● **RECORDS FOR THE EXERCISE**:
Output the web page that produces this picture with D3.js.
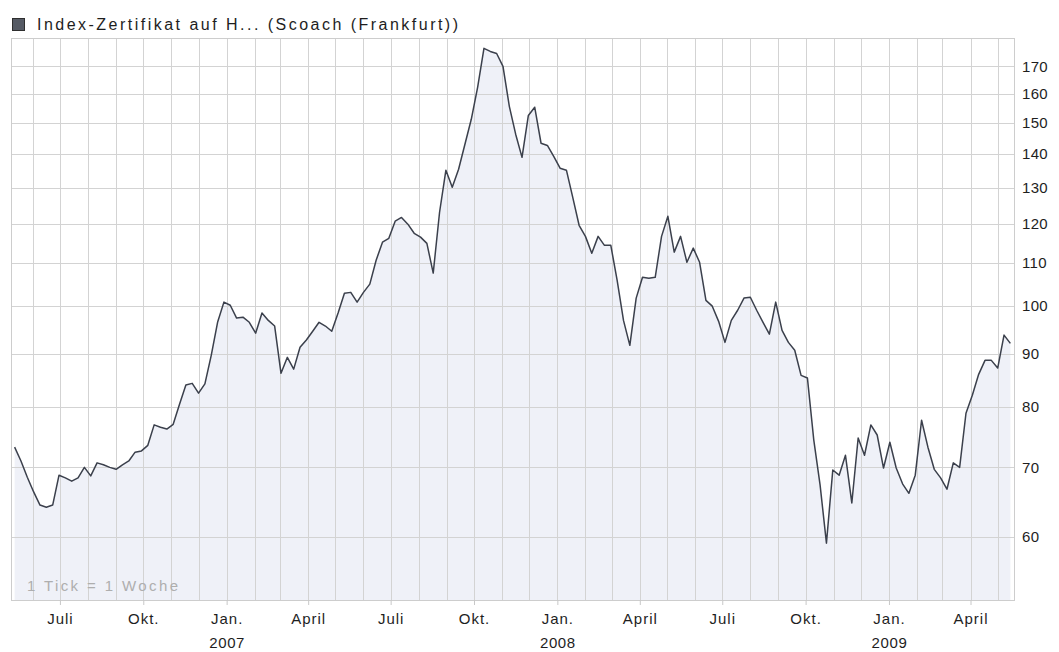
<!DOCTYPE html>
<html><head><meta charset="utf-8">
<script src="https://cdn.jsdelivr.net/npm/d3@7"></script>
<style>body{margin:0;background:#fff}</style>
</head><body>
<svg id="c" width="1059" height="652"></svg>
<script>
// ---- data ----
const title = "Index-Zertifikat auf H... (Scoach (Frankfurt))";
const note = "1 Tick = 1 Woche";
const firstWeek = "2006-05-12";            // weekly closes (Fridays)
const weeklyValues = [
 73.2,71.0,68.5,66.3,64.4,64.1,64.4,68.8,68.4,67.9,
 68.4,70.0,68.7,70.7,70.4,70.0,69.7,70.4,71.0,72.4,
 72.6,73.5,76.9,76.5,76.2,77.0,80.5,84.0,84.3,82.5,
 84.2,89.7,96.5,100.9,100.2,97.4,97.6,96.5,94.2,98.5,
 96.9,95.7,86.2,89.3,87.0,91.3,92.8,94.6,96.5,95.7,
 94.6,98.5,102.9,103.1,100.9,103.1,105.0,110.7,115.2,116.2,
 120.7,121.7,119.9,117.5,116.5,114.9,107.6,123.1,135.1,130.1,
 135.4,143.1,151.2,162.3,176.9,175.7,174.9,170.0,155.6,146.3,
 139.0,152.5,155.3,143.4,142.7,139.3,135.7,135.1,127.2,119.6,
 116.7,112.4,116.7,114.4,114.4,105.9,96.9,91.7,101.8,106.6,
 106.4,106.6,116.7,122.0,112.7,116.7,110.2,113.7,110.2,101.3,
 100.0,96.7,92.3,96.9,99.1,101.8,102.0,99.1,96.5,94.0,
 100.9,94.8,92.3,90.7,85.8,85.3,74.4,67.3,59.2,69.6,
 68.8,71.9,64.7,74.7,71.9,76.9,75.2,69.9,74.0,69.9,
 67.5,66.1,68.8,77.7,73.2,69.7,68.4,66.7,70.7,70.0,
 78.9,82.1,86.0,88.7,88.7,87.2,93.8,92.1
];
const yTickValues = [60,70,80,90,100,110,120,130,140,150,160,170];
const monthLabels = {0:"Jan.",3:"April",6:"Juli",9:"Okt."};
const xDomain = ["2006-05-08","2009-05-19"];
const yDomain = [52.2, 181];

// ---- layout ----
const plot = {left: 11, right: 1014, top: 38, bottom: 600};
const parse = d3.timeParse("%Y-%m-%d");
const start = parse(firstWeek);
const data = weeklyValues.map((v,i)=>({date: d3.timeWeek.offset(start,i), value: v}));

const x = d3.scaleTime().domain(xDomain.map(parse)).range([plot.left, plot.right]);
const y = d3.scaleLog().domain(yDomain).range([plot.bottom, plot.top]);

const svg = d3.select("#c");
const fontFam = "'Liberation Sans', Arial, sans-serif";
const txt = "#1e1e1e";

// area fill
svg.append("path").datum(data)
  .attr("fill","#eff1f8")
  .attr("d", d3.area().x(d=>x(d.date)).y0(plot.bottom).y1(d=>y(d.value)));

// grid
const months = d3.timeMonth.range(x.domain()[0], x.domain()[1]);
const grid = svg.append("g").attr("stroke","#d3d3d3").attr("stroke-width",1).attr("shape-rendering","crispEdges");
grid.selectAll("line.v").data(months).join("line")
  .attr("x1",d=>Math.round(x(d))+0.5).attr("x2",d=>Math.round(x(d))+0.5)
  .attr("y1",plot.top).attr("y2",plot.bottom);
grid.selectAll("line.h").data(yTickValues).join("line")
  .attr("x1",plot.left).attr("x2",plot.right)
  .attr("y1",d=>Math.round(y(d))+0.5).attr("y2",d=>Math.round(y(d))+0.5);
// frame
svg.append("rect").attr("x",plot.left+0.5).attr("y",plot.top+0.5)
  .attr("width",plot.right-plot.left).attr("height",plot.bottom-plot.top)
  .attr("fill","none").attr("stroke","#cdcdcd").attr("shape-rendering","crispEdges");

// line
svg.append("path").datum(data)
  .attr("fill","none").attr("stroke","#3b404c").attr("stroke-width",1.5)
  .attr("stroke-linejoin","round")
  .attr("d", d3.line().x(d=>x(d.date)).y(d=>y(d.value)));

// y axis (right)
const yAxis = d3.axisRight(y).tickValues(yTickValues).tickFormat(d3.format("d")).tickSize(0).tickPadding(0);
const gy = svg.append("g").attr("transform",`translate(${plot.right+8},0)`).call(yAxis);
gy.select(".domain").remove();
gy.selectAll("text").attr("font-family",fontFam).attr("font-size",15).attr("fill",txt).attr("letter-spacing","0.3px");

// x axis (bottom)
const quarters = months.filter(d=>monthLabels[d.getMonth()] !== undefined);
const xAxis = d3.axisBottom(x).tickValues(quarters).tickSize(5).tickFormat(d=>monthLabels[d.getMonth()]);
const gx = svg.append("g").attr("transform",`translate(0,${plot.bottom})`).call(xAxis);
gx.select(".domain").remove();
gx.selectAll(".tick line").attr("stroke","#c8c8c8");
gx.selectAll(".tick text").attr("font-family",fontFam).attr("font-size",15).attr("fill",txt)
  .attr("letter-spacing","1px").attr("dy","1.05em");
gx.selectAll(".tick").filter(d=>d.getMonth()===0).append("text")
  .attr("y",37).attr("dy","0.71em").attr("fill",txt).attr("font-family",fontFam).attr("font-size",15)
  .attr("letter-spacing","0.6px").attr("text-anchor","middle").text(d=>d3.timeFormat("%Y")(d));

// note
svg.append("text").attr("x",27).attr("y",591).attr("font-family",fontFam).attr("font-size",15)
  .attr("fill","#aeaeae").attr("textLength",151).attr("lengthAdjust","spacing").text(note);

// title legend
svg.append("rect").attr("x",12.5).attr("y",18.5).attr("width",12).attr("height",12)
  .attr("fill","#555a64").attr("stroke","#2e2e2e");
svg.append("text").attr("x",37).attr("y",30).attr("font-family",fontFam).attr("font-size",16)
  .attr("fill",txt).attr("textLength",421).attr("lengthAdjust","spacing").text(title);
</script>
</body></html>
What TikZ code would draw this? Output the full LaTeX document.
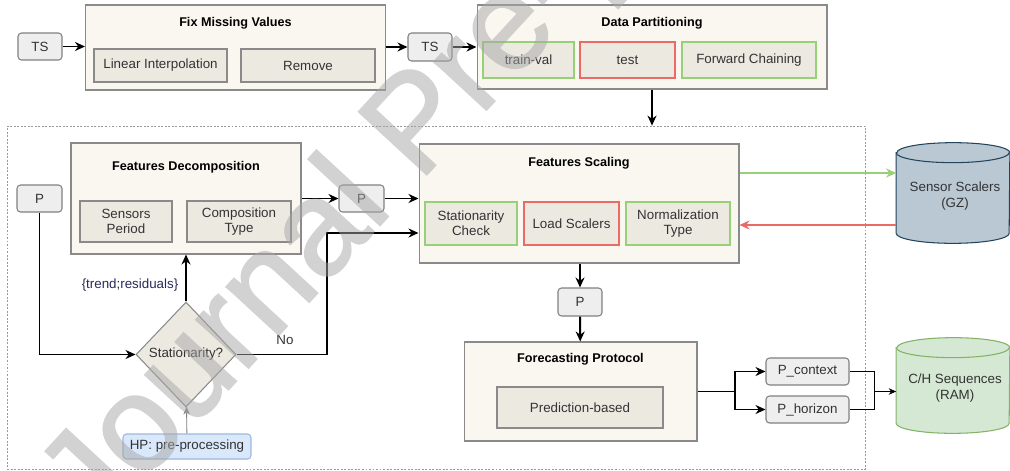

● **PROBLEM**: Exactly reproduce the entries above, minus the pictures.

● **ANSWER IN FULL**:
Output the web page that produces this picture with D3.js.
<!DOCTYPE html>
<html><head><meta charset="utf-8">
<script src="https://cdn.jsdelivr.net/npm/d3@7"></script>
<style>body{margin:0;background:#fff}</style>
</head><body>
<svg id="c" width="1059" height="652"></svg>
<script>
// ---- data ----
const title = "Index-Zertifikat auf H... (Scoach (Frankfurt))";
const note = "1 Tick = 1 Woche";
const firstWeek = "2006-05-12";            // weekly closes (Fridays)
const weeklyValues = [
 73.2,71.0,68.5,66.3,64.4,64.1,64.4,68.8,68.4,67.9,
 68.4,70.0,68.7,70.7,70.4,70.0,69.7,70.4,71.0,72.4,
 72.6,73.5,76.9,76.5,76.2,77.0,80.5,84.0,84.3,82.5,
 84.2,89.7,96.5,100.9,100.2,97.4,97.6,96.5,94.2,98.5,
 96.9,95.7,86.2,89.3,87.0,91.3,92.8,94.6,96.5,95.7,
 94.6,98.5,102.9,103.1,100.9,103.1,105.0,110.7,115.2,116.2,
 120.7,121.7,119.9,117.5,116.5,114.9,107.6,123.1,135.1,130.1,
 135.4,143.1,151.2,162.3,176.9,175.7,174.9,170.0,155.6,146.3,
 139.0,152.5,155.3,143.4,142.7,139.3,135.7,135.1,127.2,119.6,
 116.7,112.4,116.7,114.4,114.4,105.9,96.9,91.7,101.8,106.6,
 106.4,106.6,116.7,122.0,112.7,116.7,110.2,113.7,110.2,101.3,
 100.0,96.7,92.3,96.9,99.1,101.8,102.0,99.1,96.5,94.0,
 100.9,94.8,92.3,90.7,85.8,85.3,74.4,67.3,59.2,69.6,
 68.8,71.9,64.7,74.7,71.9,76.9,75.2,69.9,74.0,69.9,
 67.5,66.1,68.8,77.7,73.2,69.7,68.4,66.7,70.7,70.0,
 78.9,82.1,86.0,88.7,88.7,87.2,93.8,92.1
];
const yTickValues = [60,70,80,90,100,110,120,130,140,150,160,170];
const monthLabels = {0:"Jan.",3:"April",6:"Juli",9:"Okt."};
const xDomain = ["2006-05-08","2009-05-19"];
const yDomain = [52.2, 181];

// ---- layout ----
const plot = {left: 11, right: 1014, top: 38, bottom: 600};
const parse = d3.timeParse("%Y-%m-%d");
const start = parse(firstWeek);
const data = weeklyValues.map((v,i)=>({date: d3.timeWeek.offset(start,i), value: v}));

const x = d3.scaleTime().domain(xDomain.map(parse)).range([plot.left, plot.right]);
const y = d3.scaleLog().domain(yDomain).range([plot.bottom, plot.top]);

const svg = d3.select("#c");
const fontFam = "'Liberation Sans', Arial, sans-serif";
const txt = "#1e1e1e";

// area fill
svg.append("path").datum(data)
  .attr("fill","#eff1f8")
  .attr("d", d3.area().x(d=>x(d.date)).y0(plot.bottom).y1(d=>y(d.value)));

// grid
const months = d3.timeMonth.range(x.domain()[0], x.domain()[1]);
const grid = svg.append("g").attr("stroke","#d3d3d3").attr("stroke-width",1).attr("shape-rendering","crispEdges");
grid.selectAll("line.v").data(months).join("line")
  .attr("x1",d=>Math.round(x(d))+0.5).attr("x2",d=>Math.round(x(d))+0.5)
  .attr("y1",plot.top).attr("y2",plot.bottom);
grid.selectAll("line.h").data(yTickValues).join("line")
  .attr("x1",plot.left).attr("x2",plot.right)
  .attr("y1",d=>Math.round(y(d))+0.5).attr("y2",d=>Math.round(y(d))+0.5);
// frame
svg.append("rect").attr("x",plot.left+0.5).attr("y",plot.top+0.5)
  .attr("width",plot.right-plot.left).attr("height",plot.bottom-plot.top)
  .attr("fill","none").attr("stroke","#cdcdcd").attr("shape-rendering","crispEdges");

// line
svg.append("path").datum(data)
  .attr("fill","none").attr("stroke","#3b404c").attr("stroke-width",1.5)
  .attr("stroke-linejoin","round")
  .attr("d", d3.line().x(d=>x(d.date)).y(d=>y(d.value)));

// y axis (right)
const yAxis = d3.axisRight(y).tickValues(yTickValues).tickFormat(d3.format("d")).tickSize(0).tickPadding(0);
const gy = svg.append("g").attr("transform",`translate(${plot.right+8},0)`).call(yAxis);
gy.select(".domain").remove();
gy.selectAll("text").attr("font-family",fontFam).attr("font-size",15).attr("fill",txt).attr("letter-spacing","0.3px");

// x axis (bottom)
const quarters = months.filter(d=>monthLabels[d.getMonth()] !== undefined);
const xAxis = d3.axisBottom(x).tickValues(quarters).tickSize(5).tickFormat(d=>monthLabels[d.getMonth()]);
const gx = svg.append("g").attr("transform",`translate(0,${plot.bottom})`).call(xAxis);
gx.select(".domain").remove();
gx.selectAll(".tick line").attr("stroke","#c8c8c8");
gx.selectAll(".tick text").attr("font-family",fontFam).attr("font-size",15).attr("fill",txt)
  .attr("letter-spacing","1px").attr("dy","1.05em");
gx.selectAll(".tick").filter(d=>d.getMonth()===0).append("text")
  .attr("y",37).attr("dy","0.71em").attr("fill",txt).attr("font-family",fontFam).attr("font-size",15)
  .attr("letter-spacing","0.6px").attr("text-anchor","middle").text(d=>d3.timeFormat("%Y")(d));

// note
svg.append("text").attr("x",27).attr("y",591).attr("font-family",fontFam).attr("font-size",15)
  .attr("fill","#aeaeae").attr("textLength",151).attr("lengthAdjust","spacing").text(note);

// title legend
svg.append("rect").attr("x",12.5).attr("y",18.5).attr("width",12).attr("height",12)
  .attr("fill","#555a64").attr("stroke","#2e2e2e");
svg.append("text").attr("x",37).attr("y",30).attr("font-family",fontFam).attr("font-size",16)
  .attr("fill",txt).attr("textLength",421).attr("lengthAdjust","spacing").text(title);
</script>
</body></html>
What TikZ code would draw this? Output the full LaTeX document.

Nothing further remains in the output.